Set all the material down again unchanged, without the pictures.

[Material provided start]

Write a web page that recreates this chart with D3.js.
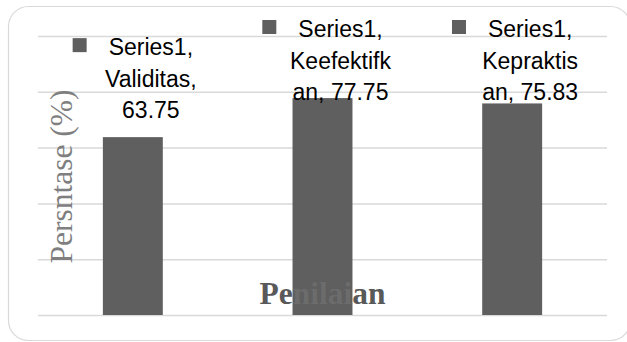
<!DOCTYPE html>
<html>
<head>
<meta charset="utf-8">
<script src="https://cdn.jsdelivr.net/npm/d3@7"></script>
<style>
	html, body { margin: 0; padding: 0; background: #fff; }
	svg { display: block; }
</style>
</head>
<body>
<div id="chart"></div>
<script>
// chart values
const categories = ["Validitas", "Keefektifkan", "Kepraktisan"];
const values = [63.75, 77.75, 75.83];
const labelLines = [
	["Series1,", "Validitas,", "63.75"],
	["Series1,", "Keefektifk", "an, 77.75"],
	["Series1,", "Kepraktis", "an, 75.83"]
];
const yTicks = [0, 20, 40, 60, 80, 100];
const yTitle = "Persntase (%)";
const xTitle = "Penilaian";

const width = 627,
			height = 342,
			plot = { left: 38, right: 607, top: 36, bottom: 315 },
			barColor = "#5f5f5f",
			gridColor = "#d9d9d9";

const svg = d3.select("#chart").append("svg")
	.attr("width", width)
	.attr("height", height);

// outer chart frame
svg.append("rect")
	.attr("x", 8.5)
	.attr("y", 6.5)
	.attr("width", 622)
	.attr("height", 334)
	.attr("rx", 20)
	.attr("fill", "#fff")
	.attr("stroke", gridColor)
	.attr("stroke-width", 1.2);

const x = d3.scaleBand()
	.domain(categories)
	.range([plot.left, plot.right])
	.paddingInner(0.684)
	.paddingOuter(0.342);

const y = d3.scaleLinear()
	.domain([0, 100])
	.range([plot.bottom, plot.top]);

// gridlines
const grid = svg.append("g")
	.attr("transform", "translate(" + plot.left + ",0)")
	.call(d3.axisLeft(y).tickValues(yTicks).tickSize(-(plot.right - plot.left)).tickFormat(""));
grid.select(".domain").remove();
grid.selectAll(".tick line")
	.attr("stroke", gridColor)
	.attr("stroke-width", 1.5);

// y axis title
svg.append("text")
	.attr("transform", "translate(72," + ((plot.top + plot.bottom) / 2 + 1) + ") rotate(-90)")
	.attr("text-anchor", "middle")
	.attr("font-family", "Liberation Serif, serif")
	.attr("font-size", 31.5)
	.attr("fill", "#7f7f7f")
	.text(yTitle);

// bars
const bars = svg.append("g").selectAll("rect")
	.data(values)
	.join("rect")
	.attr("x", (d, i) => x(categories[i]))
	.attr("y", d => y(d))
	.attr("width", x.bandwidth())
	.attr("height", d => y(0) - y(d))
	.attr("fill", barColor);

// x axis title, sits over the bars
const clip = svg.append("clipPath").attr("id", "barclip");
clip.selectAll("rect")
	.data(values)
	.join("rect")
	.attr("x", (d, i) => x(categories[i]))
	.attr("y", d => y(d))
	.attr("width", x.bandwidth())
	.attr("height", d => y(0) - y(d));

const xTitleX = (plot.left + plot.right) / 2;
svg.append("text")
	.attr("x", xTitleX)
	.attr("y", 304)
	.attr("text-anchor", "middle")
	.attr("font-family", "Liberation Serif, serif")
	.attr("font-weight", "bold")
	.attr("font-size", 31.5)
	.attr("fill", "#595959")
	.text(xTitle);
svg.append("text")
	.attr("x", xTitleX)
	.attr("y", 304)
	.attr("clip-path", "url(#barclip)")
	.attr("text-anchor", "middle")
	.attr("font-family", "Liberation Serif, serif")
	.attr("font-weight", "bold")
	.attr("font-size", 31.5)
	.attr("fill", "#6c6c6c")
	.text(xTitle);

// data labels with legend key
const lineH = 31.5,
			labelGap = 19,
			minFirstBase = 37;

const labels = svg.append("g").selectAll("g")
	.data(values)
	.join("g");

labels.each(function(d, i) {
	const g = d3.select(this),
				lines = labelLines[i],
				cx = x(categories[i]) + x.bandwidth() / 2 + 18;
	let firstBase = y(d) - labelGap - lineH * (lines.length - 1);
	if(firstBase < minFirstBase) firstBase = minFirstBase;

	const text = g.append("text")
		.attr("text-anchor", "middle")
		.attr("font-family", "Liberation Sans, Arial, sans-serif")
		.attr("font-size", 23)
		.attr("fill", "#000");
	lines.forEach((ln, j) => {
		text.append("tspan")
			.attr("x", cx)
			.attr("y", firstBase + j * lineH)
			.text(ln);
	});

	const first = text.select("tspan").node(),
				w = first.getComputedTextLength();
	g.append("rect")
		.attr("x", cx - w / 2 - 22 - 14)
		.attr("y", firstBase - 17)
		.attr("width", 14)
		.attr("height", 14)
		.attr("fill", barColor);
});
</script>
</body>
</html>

[Material provided end]

• _Final result_:
Write a web page that recreates this chart with D3.js.
<!DOCTYPE html>
<html>
<head>
<meta charset="utf-8">
<script src="https://cdn.jsdelivr.net/npm/d3@7"></script>
<style>
	html, body { margin: 0; padding: 0; background: #fff; }
	svg { display: block; }
</style>
</head>
<body>
<div id="chart"></div>
<script>
// chart values
const categories = ["Validitas", "Keefektifkan", "Kepraktisan"];
const values = [63.75, 77.75, 75.83];
const labelLines = [
	["Series1,", "Validitas,", "63.75"],
	["Series1,", "Keefektifk", "an, 77.75"],
	["Series1,", "Kepraktis", "an, 75.83"]
];
const yTicks = [0, 20, 40, 60, 80, 100];
const yTitle = "Persntase (%)";
const xTitle = "Penilaian";

const width = 627,
			height = 342,
			plot = { left: 38, right: 607, top: 36, bottom: 315 },
			barColor = "#5f5f5f",
			gridColor = "#d9d9d9";

const svg = d3.select("#chart").append("svg")
	.attr("width", width)
	.attr("height", height);

// outer chart frame
svg.append("rect")
	.attr("x", 8.5)
	.attr("y", 6.5)
	.attr("width", 622)
	.attr("height", 334)
	.attr("rx", 20)
	.attr("fill", "#fff")
	.attr("stroke", gridColor)
	.attr("stroke-width", 1.2);

const x = d3.scaleBand()
	.domain(categories)
	.range([plot.left, plot.right])
	.paddingInner(0.684)
	.paddingOuter(0.342);

const y = d3.scaleLinear()
	.domain([0, 100])
	.range([plot.bottom, plot.top]);

// gridlines
const grid = svg.append("g")
	.attr("transform", "translate(" + plot.left + ",0)")
	.call(d3.axisLeft(y).tickValues(yTicks).tickSize(-(plot.right - plot.left)).tickFormat(""));
grid.select(".domain").remove();
grid.selectAll(".tick line")
	.attr("stroke", gridColor)
	.attr("stroke-width", 1.5);

// y axis title
svg.append("text")
	.attr("transform", "translate(72," + ((plot.top + plot.bottom) / 2 + 1) + ") rotate(-90)")
	.attr("text-anchor", "middle")
	.attr("font-family", "Liberation Serif, serif")
	.attr("font-size", 31.5)
	.attr("fill", "#7f7f7f")
	.text(yTitle);

// bars
const bars = svg.append("g").selectAll("rect")
	.data(values)
	.join("rect")
	.attr("x", (d, i) => x(categories[i]))
	.attr("y", d => y(d))
	.attr("width", x.bandwidth())
	.attr("height", d => y(0) - y(d))
	.attr("fill", barColor);

// x axis title, sits over the bars
const clip = svg.append("clipPath").attr("id", "barclip");
clip.selectAll("rect")
	.data(values)
	.join("rect")
	.attr("x", (d, i) => x(categories[i]))
	.attr("y", d => y(d))
	.attr("width", x.bandwidth())
	.attr("height", d => y(0) - y(d));

const xTitleX = (plot.left + plot.right) / 2;
svg.append("text")
	.attr("x", xTitleX)
	.attr("y", 304)
	.attr("text-anchor", "middle")
	.attr("font-family", "Liberation Serif, serif")
	.attr("font-weight", "bold")
	.attr("font-size", 31.5)
	.attr("fill", "#595959")
	.text(xTitle);
svg.append("text")
	.attr("x", xTitleX)
	.attr("y", 304)
	.attr("clip-path", "url(#barclip)")
	.attr("text-anchor", "middle")
	.attr("font-family", "Liberation Serif, serif")
	.attr("font-weight", "bold")
	.attr("font-size", 31.5)
	.attr("fill", "#6c6c6c")
	.text(xTitle);

// data labels with legend key
const lineH = 31.5,
			labelGap = 19,
			minFirstBase = 37;

const labels = svg.append("g").selectAll("g")
	.data(values)
	.join("g");

labels.each(function(d, i) {
	const g = d3.select(this),
				lines = labelLines[i],
				cx = x(categories[i]) + x.bandwidth() / 2 + 18;
	let firstBase = y(d) - labelGap - lineH * (lines.length - 1);
	if(firstBase < minFirstBase) firstBase = minFirstBase;

	const text = g.append("text")
		.attr("text-anchor", "middle")
		.attr("font-family", "Liberation Sans, Arial, sans-serif")
		.attr("font-size", 23)
		.attr("fill", "#000");
	lines.forEach((ln, j) => {
		text.append("tspan")
			.attr("x", cx)
			.attr("y", firstBase + j * lineH)
			.text(ln);
	});

	const first = text.select("tspan").node(),
				w = first.getComputedTextLength();
	g.append("rect")
		.attr("x", cx - w / 2 - 22 - 14)
		.attr("y", firstBase - 17)
		.attr("width", 14)
		.attr("height", 14)
		.attr("fill", barColor);
});
</script>
</body>
</html>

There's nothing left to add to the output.